Any qualifying results?


----------



## Justin Etter (Sep 12, 2004)

Just got off the phone.........HUGE CONGRATS to my good buddy Jimmie Darnell and Wildwings Girl's Best Friend (Diamond) on winning the Amateur!!! Also, China got a JAM in the Am and Open....Diamond also got a JAM in the Open!! Way to go girls!!

Big Daddy Cane where you at this weekend, the girls kicked butt and took names!!!! HAHA!!


Way to go Team WildWing!!


Justin Etter


----------



## Old School Labs (May 17, 2006)

Congrats to Nick and Deuce on the Open 2nd and qualifying for the Nationals.
Amateur O/H with a full time job this is great. Hope it all passes on to his pups which I have one of.

Mark


----------



## Jason E. (Sep 9, 2004)

Creek Retrievers said:


> Any qualifying results?


any thing yet ???


----------



## ErinsEdge (Feb 14, 2003)

Results are posted on EE


----------



## JusticeDog (Jul 3, 2003)

CONGRATS TO LYDIA - 3BLACKDOGS, WHO TOOK 2ND IN THE QUAL AT HER FIRST FIELD TRIAL!    

She's hooked now!


----------



## Becky Mills (Jun 6, 2004)

WOW - WOOHOO - YEEHAW!!!!
Way to go LYDIA!!!


----------



## 3blackdogs (Aug 23, 2004)

JusticeDog said:


> She's hooked now!


Oh heck, the dang hook was set with Gracie and Lucas in Junior Hunter last year and Gracie in Senior Hunter this year! 
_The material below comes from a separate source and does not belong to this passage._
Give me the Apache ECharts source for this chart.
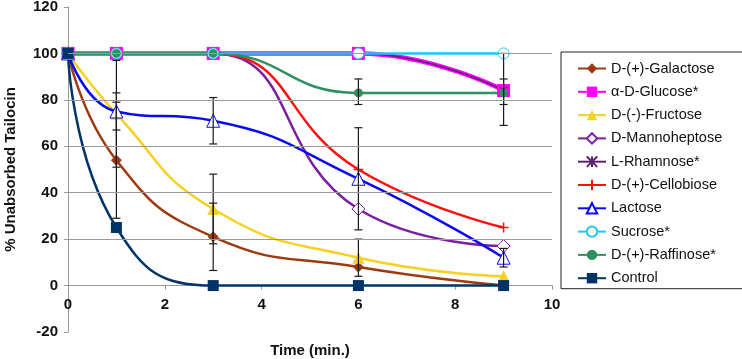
<!DOCTYPE html>
<html>
<head>
<meta charset="utf-8">
<script src="https://cdn.jsdelivr.net/npm/echarts@6/dist/echarts.min.js"></script>
<style>
  html, body { margin: 0; padding: 0; background: #fff; }
  #chart { width: 742px; height: 359px; }
</style>
</head>
<body>
<div id="chart"></div>
<script>
// time points (min.)
var times = [0, 1, 3, 6, 9]

// % unabsorbed tailocin per sugar
var galactose = [100, 54, 21, 8, 0]
var glucose = [100, 100, 100, 100, 84]
var fructose = [100, 74, 33, 12, 4]
var mannoheptose = [100, 100, 100, 33, 17]
var rhamnose = [100, 100, 100, 100, 84]
var cellobiose = [100, 100, 100, 50, 25]
var lactose = [100, 75, 71, 46, 12]
var sucrose = [100, 100, 100, 100, 100]
var raffinose = [100, 100, 100, 83, 83]
var control = [100, 25, 0, 0, 0]

// error bars: [time, low, high]
var errorBars = [
  [1, 51, 97], [1, 67, 83], [1, 29, 79],
  [3, 61, 81], [3, 18, 48], [3, 6.5, 35.5],
  [6, 78, 89], [6, 24, 68], [6, 4, 20],
  [9, 69, 100], [9, 78, 89], [9, 8, 16]
]

var gridValues = [20, 40, 60, 80, 100]
var yMin = -20
var yMax = 120

var chart = echarts.init(document.getElementById('chart'))

var gridTop = 7
var gridBottom = 27
var plotH = 359 - gridTop - gridBottom
// lift the x axis up to the zero line
var xOffset = -plotH * (0 - yMin) / (yMax - yMin)

function pts(arr) {
  return times.map(function (t, i) { return [t, arr[i]] })
}

function lineSeries(name, data, color, symbol, size, opts) {
  opts = opts || {}
  return {
    name: name,
    type: 'line',
    smooth: 0.5,
    data: pts(data),
    symbol: symbol,
    symbolSize: size,
    showAllSymbol: true,
    z: opts.z || 2,
    lineStyle: { color: color, width: opts.width || 2.5 },
    itemStyle: opts.hollow
      ? { color: '#fff', borderColor: color, borderWidth: 1 }
      : { color: color, borderColor: opts.border || color, borderWidth: opts.bw || 0 }
  }
}

var plusPath = 'path://M5,0L5,10M0,5L10,5'
var starPath = 'path://M0,0L10,10M10,0L0,10M5,0L5,10'

var series = [
  lineSeries('D-(+)-Galactose', galactose, '#9C3B12', 'diamond', 11),
  lineSeries('α-D-Glucose*', glucose, '#FF00FF', 'rect', 13, { width: 4.5 }),
  lineSeries('D-(-)-Fructose', fructose, '#F8D020', 'triangle', 12),
  lineSeries('D-Mannoheptose', mannoheptose, '#7B1FA0', 'diamond', 13, { hollow: true }),
  lineSeries('L-Rhamnose*', rhamnose, '#5C2270', starPath, 8, { width: 1.5, border: '#5C2270', bw: 1.2 }),
  lineSeries('D-(+)-Cellobiose', cellobiose, '#FF1010', plusPath, 10, { border: '#FF1010', bw: 1.5 }),
  lineSeries('Lactose', lactose, '#0A0AF0', 'triangle', 13, { hollow: true }),
  lineSeries('Sucrose*', sucrose, '#22C4F0', 'circle', 11, { hollow: true }),
  lineSeries('D-(+)-Raffinose*', raffinose, '#2F9060', 'circle', 9),
  lineSeries('Control', control, '#003366', 'rect', 11)
]

series.push({
  name: 'grid',
  type: 'line',
  data: [],
  silent: true,
  z: 0,
  markLine: {
    silent: true,
    symbol: 'none',
    label: { show: false },
    lineStyle: { color: '#9a9a9a', width: 1, type: 'solid' },
    data: gridValues.map(function (v) { return { yAxis: v } })
  }
})

series.push({
  name: 'errors',
  type: 'custom',
  z: 3,
  silent: true,
  data: errorBars,
  renderItem: function (params, api) {
    var x = api.value(0)
    var lo = api.coord([x, api.value(1)])
    var hi = api.coord([x, api.value(2)])
    var w = 4
    var st = { stroke: '#1a1a1a', lineWidth: 1.2 }
    return {
      type: 'group',
      children: [
        { type: 'line', shape: { x1: hi[0], y1: hi[1], x2: lo[0], y2: lo[1] }, style: st },
        { type: 'line', shape: { x1: hi[0] - w, y1: hi[1], x2: hi[0] + w, y2: hi[1] }, style: st },
        { type: 'line', shape: { x1: lo[0] - w, y1: lo[1], x2: lo[0] + w, y2: lo[1] }, style: st }
      ]
    }
  }
})

chart.setOption({
  animation: false,
  textStyle: { fontFamily: 'Liberation Sans, Arial, sans-serif' },
  grid: { left: 68, right: 190, top: gridTop, bottom: gridBottom, outerBoundsMode: 'none' },
  legend: {
    orient: 'vertical',
    left: 561,
    top: 52,
    data: series.slice(0, 10).map(function (s) { return s.name }),
    itemWidth: 28,
    itemHeight: 13,
    itemGap: 8.3,
    padding: [9, 60, 3, 16],
    borderColor: '#222',
    borderWidth: 1,
    textStyle: { fontSize: 14.5, lineHeight: 14, color: '#111', fontFamily: 'Liberation Sans, Arial, sans-serif' }
  },
  xAxis: {
    type: 'value',
    min: 0,
    max: 10,
    interval: 2,
    offset: xOffset,
    name: 'Time (min.)',
    nameLocation: 'middle',
    nameGap: 58,
    nameTextStyle: { fontSize: 15, fontWeight: 'bold', color: '#111' },
    axisLine: { onZero: false, lineStyle: { color: '#999' } },
    axisTick: { show: true, length: 4, lineStyle: { color: '#999' } },
    axisLabel: { fontSize: 15, fontWeight: 'bold', color: '#111', margin: 12 },
    splitLine: { show: false }
  },
  yAxis: {
    type: 'value',
    min: yMin,
    max: yMax,
    interval: 20,
    name: '% Unabsorbed Tailocin',
    nameLocation: 'middle',
    nameGap: 50,
    nameTextStyle: { fontSize: 15, fontWeight: 'bold', color: '#111' },
    axisLine: { show: true, onZero: false, lineStyle: { color: '#999' } },
    axisTick: { show: true, length: 4, lineStyle: { color: '#999' } },
    axisLabel: { fontSize: 15, fontWeight: 'bold', color: '#111', margin: 10 },
    splitLine: { show: false }
  },
  series: series
})
</script>
</body>
</html>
......I'm just a lucky lucky woman that got a chance to handle this wonderful little girl, Babe, at the right time, that's all. 

But even better:

*Susan's (Justicedog) dog HONOR wins the OPEN......YEEE HAAAAW!!!!!! *

As much fun as I was having with Babe and Chief, (and as over the moon as I was with the results), this was the icing on the cake today!


----------



## Creek Retrievers (Jul 1, 2005)

Congratulations to Lydia!


----------



## AmiableLabs (Jan 14, 2003)

3blackdogs said:


> *Susan's (Justicedog) dog HONOR wins the OPEN......YEEE HAAAAW!!!!!! *


*WHOA! NICE!!!*

Congratulations Susan!


----------



## JusticeDog (Jul 3, 2003)

AmiableLabs said:


> 3blackdogs said:
> 
> 
> > *Susan's (Justicedog) dog HONOR wins the OPEN......YEEE HAAAAW!!!!!! *
> ...


Thanks Lydia and Kevin! This was quite a thrill, to say the least. Honor's first open placement, and he brings back the Blue! (My heartfelt thanks to Andy Attar).

Needless to say, Honor got to sleep on the bed last night and tonite he gets a steak dinner!


----------



## ErinsEdge (Feb 14, 2003)

WRG Susan and Lydia!


----------



## Guest (Oct 23, 2006)

Congratulations Lydia and Susan!!!

-K


----------



## Angie B (Sep 30, 2003)

JusticeDog said:


> CONGRATS TO LYDIA - 3BLACKDOGS, WHO TOOK 2ND IN THE QUAL AT HER FIRST FIELD TRIAL!
> 
> She's hooked now!


Well how about that!!!! Good For You!!!!!! I'm sooo happy for you and Susan!!

What a Great weekend!

Angie


----------



## Chris Atkinson (Jan 3, 2003)

Congrats Susan! This is awesome!

It looks to me like the "Kirb appeal" is rubbing off on the other dogs!

Chris


----------



## Emily Faith (Feb 5, 2003)

Hugh congrats to Susan, Honor and handler, Andy Attar! Chris, in case Susan hadn't already mentioned it, Kirby and Honor are littermates, so the appeal is genetic! Honor is another Eve puppy and soon to be another Eve (and Jamie) puppy with the title of field champion. And to think, just last week, Susan told me Honor wasn't ready to run the Open. We are definitely very, very proud of him and thankful that he has such a wonderful home and the very best training possible.


----------